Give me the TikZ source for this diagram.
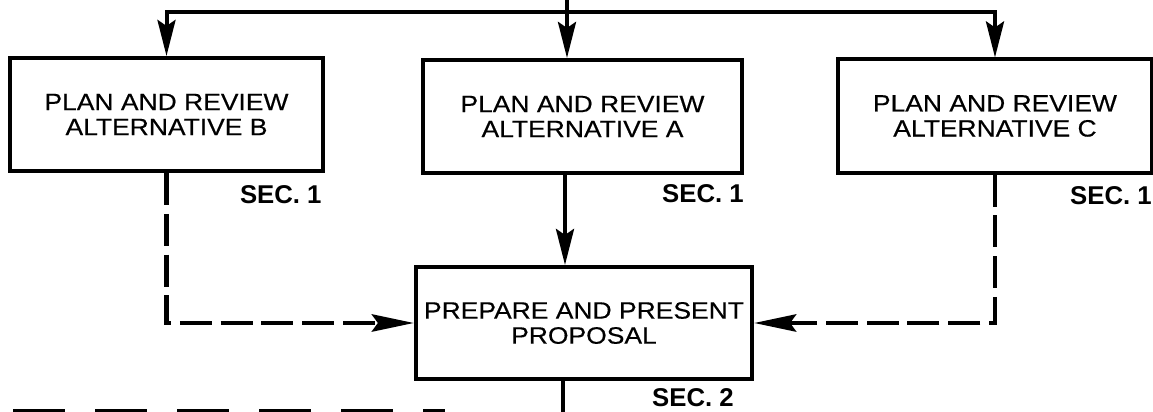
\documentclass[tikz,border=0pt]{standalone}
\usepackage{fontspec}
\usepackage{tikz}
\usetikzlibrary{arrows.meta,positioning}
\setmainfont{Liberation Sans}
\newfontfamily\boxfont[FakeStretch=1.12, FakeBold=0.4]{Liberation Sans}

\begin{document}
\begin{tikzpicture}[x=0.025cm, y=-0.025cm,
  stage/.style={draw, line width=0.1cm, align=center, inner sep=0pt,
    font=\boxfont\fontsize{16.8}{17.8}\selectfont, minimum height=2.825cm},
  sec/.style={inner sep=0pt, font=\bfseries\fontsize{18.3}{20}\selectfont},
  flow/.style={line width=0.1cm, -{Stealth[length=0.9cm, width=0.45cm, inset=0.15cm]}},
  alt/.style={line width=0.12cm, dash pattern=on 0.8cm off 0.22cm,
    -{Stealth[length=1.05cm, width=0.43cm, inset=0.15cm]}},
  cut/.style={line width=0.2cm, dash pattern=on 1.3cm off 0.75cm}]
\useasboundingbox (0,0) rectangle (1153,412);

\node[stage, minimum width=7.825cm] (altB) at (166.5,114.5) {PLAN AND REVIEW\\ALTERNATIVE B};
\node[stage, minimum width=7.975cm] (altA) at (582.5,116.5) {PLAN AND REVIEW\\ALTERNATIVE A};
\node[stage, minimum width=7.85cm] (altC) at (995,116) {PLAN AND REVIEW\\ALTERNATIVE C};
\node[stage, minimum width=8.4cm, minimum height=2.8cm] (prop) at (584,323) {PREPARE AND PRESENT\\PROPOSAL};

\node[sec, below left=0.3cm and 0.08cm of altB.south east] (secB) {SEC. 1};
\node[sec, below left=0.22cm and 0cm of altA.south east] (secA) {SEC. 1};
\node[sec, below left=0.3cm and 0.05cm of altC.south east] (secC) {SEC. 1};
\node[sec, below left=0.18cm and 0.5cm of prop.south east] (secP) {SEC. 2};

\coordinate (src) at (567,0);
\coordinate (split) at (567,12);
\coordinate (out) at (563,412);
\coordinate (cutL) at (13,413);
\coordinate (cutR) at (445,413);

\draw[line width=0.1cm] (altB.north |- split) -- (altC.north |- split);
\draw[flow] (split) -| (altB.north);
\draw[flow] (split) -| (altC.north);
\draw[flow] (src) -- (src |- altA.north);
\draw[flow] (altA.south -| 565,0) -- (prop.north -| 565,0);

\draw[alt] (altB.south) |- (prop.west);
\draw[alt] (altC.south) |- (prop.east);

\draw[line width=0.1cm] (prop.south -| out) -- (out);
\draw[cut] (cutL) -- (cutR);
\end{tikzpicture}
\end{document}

What you will do.
Omit every picture, then reproduce the rest of the listing exactly.

Finished exercise.
Give me the TikZ source for this diagram.
\documentclass[tikz,border=0pt]{standalone}
\usepackage{fontspec}
\usepackage{tikz}
\usetikzlibrary{arrows.meta,positioning}
\setmainfont{Liberation Sans}
\newfontfamily\boxfont[FakeStretch=1.12, FakeBold=0.4]{Liberation Sans}

\begin{document}
\begin{tikzpicture}[x=0.025cm, y=-0.025cm,
  stage/.style={draw, line width=0.1cm, align=center, inner sep=0pt,
    font=\boxfont\fontsize{16.8}{17.8}\selectfont, minimum height=2.825cm},
  sec/.style={inner sep=0pt, font=\bfseries\fontsize{18.3}{20}\selectfont},
  flow/.style={line width=0.1cm, -{Stealth[length=0.9cm, width=0.45cm, inset=0.15cm]}},
  alt/.style={line width=0.12cm, dash pattern=on 0.8cm off 0.22cm,
    -{Stealth[length=1.05cm, width=0.43cm, inset=0.15cm]}},
  cut/.style={line width=0.2cm, dash pattern=on 1.3cm off 0.75cm}]
\useasboundingbox (0,0) rectangle (1153,412);

\node[stage, minimum width=7.825cm] (altB) at (166.5,114.5) {PLAN AND REVIEW\\ALTERNATIVE B};
\node[stage, minimum width=7.975cm] (altA) at (582.5,116.5) {PLAN AND REVIEW\\ALTERNATIVE A};
\node[stage, minimum width=7.85cm] (altC) at (995,116) {PLAN AND REVIEW\\ALTERNATIVE C};
\node[stage, minimum width=8.4cm, minimum height=2.8cm] (prop) at (584,323) {PREPARE AND PRESENT\\PROPOSAL};

\node[sec, below left=0.3cm and 0.08cm of altB.south east] (secB) {SEC. 1};
\node[sec, below left=0.22cm and 0cm of altA.south east] (secA) {SEC. 1};
\node[sec, below left=0.3cm and 0.05cm of altC.south east] (secC) {SEC. 1};
\node[sec, below left=0.18cm and 0.5cm of prop.south east] (secP) {SEC. 2};

\coordinate (src) at (567,0);
\coordinate (split) at (567,12);
\coordinate (out) at (563,412);
\coordinate (cutL) at (13,413);
\coordinate (cutR) at (445,413);

\draw[line width=0.1cm] (altB.north |- split) -- (altC.north |- split);
\draw[flow] (split) -| (altB.north);
\draw[flow] (split) -| (altC.north);
\draw[flow] (src) -- (src |- altA.north);
\draw[flow] (altA.south -| 565,0) -- (prop.north -| 565,0);

\draw[alt] (altB.south) |- (prop.west);
\draw[alt] (altC.south) |- (prop.east);

\draw[line width=0.1cm] (prop.south -| out) -- (out);
\draw[cut] (cutL) -- (cutR);
\end{tikzpicture}
\end{document}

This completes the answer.